◆ Provided data:

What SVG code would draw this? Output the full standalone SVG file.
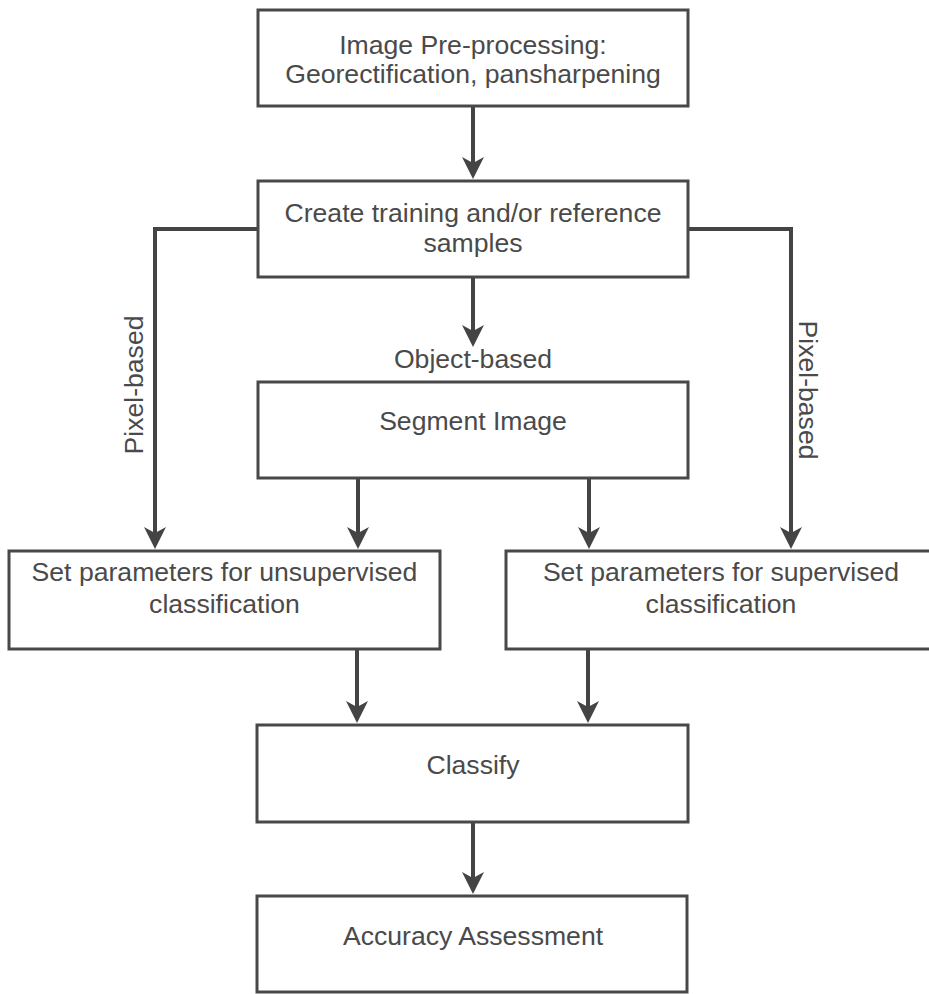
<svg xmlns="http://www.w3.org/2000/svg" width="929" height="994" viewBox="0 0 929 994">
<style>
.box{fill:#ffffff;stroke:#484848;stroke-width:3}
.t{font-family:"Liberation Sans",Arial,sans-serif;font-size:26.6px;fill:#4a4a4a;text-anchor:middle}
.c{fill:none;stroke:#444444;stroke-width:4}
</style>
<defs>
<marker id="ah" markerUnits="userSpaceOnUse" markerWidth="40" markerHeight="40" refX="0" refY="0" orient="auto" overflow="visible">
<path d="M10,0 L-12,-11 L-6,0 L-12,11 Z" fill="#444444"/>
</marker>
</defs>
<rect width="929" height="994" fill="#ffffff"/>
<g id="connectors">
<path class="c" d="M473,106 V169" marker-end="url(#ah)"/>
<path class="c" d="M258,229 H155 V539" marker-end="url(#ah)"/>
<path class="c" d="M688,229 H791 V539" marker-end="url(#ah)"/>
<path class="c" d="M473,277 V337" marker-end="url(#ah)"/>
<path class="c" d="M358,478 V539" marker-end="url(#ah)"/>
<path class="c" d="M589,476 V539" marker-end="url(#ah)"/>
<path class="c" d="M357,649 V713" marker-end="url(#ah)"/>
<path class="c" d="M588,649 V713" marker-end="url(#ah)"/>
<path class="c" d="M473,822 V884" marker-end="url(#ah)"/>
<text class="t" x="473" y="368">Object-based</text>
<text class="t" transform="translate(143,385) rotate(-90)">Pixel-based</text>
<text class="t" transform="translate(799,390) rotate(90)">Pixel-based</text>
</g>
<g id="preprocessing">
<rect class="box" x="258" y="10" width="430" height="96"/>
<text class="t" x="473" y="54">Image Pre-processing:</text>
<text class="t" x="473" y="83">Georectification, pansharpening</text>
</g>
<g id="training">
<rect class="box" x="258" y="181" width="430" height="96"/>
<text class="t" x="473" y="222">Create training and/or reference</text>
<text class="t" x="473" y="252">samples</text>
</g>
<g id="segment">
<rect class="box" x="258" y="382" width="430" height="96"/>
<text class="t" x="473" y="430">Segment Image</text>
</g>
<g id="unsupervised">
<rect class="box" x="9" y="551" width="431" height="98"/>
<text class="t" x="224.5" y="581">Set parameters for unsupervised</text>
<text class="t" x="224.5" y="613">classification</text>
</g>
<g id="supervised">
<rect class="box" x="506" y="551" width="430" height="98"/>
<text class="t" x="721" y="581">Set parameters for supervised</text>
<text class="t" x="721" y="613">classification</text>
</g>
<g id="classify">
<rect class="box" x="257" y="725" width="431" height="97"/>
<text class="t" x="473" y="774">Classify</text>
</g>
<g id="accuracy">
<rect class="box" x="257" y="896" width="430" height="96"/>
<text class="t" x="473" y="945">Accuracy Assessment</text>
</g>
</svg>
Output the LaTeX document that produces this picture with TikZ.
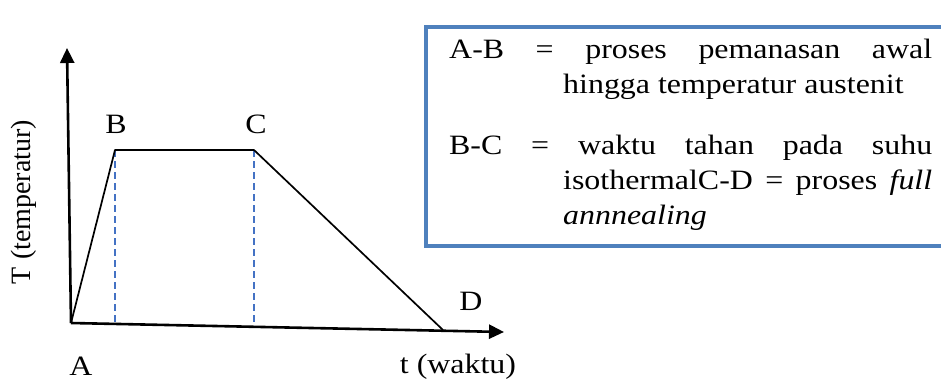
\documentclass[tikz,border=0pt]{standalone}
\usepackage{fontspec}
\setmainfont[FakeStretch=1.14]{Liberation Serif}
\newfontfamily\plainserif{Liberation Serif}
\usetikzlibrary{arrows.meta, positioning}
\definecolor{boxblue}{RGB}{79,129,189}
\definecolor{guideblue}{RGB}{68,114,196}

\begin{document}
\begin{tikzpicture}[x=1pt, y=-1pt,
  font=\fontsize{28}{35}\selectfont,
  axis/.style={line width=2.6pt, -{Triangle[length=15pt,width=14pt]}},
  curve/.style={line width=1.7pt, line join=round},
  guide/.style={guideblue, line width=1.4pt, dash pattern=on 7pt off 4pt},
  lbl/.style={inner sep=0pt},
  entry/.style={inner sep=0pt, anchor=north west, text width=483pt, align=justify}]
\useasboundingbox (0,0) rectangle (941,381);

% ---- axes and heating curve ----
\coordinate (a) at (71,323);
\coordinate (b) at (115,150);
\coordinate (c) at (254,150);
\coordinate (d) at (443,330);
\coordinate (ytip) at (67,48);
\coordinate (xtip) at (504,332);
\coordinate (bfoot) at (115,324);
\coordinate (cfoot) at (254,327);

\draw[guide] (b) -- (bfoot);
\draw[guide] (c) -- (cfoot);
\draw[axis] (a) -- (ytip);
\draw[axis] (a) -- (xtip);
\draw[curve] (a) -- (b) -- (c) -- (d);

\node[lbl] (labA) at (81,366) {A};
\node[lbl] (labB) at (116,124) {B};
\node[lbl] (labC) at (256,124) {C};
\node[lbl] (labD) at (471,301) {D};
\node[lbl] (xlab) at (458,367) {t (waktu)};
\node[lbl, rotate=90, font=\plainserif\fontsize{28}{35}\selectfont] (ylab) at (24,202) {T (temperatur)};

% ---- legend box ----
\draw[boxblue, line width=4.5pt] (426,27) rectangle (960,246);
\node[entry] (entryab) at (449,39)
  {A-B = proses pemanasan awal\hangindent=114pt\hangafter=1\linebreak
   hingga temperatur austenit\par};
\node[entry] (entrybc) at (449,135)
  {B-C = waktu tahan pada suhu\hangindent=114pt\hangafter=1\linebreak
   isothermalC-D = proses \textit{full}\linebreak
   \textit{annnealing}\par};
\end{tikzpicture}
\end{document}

◆ Exercise brief: Give only the number of lines in the data that hold the word "this".

◆ Exercise result: 2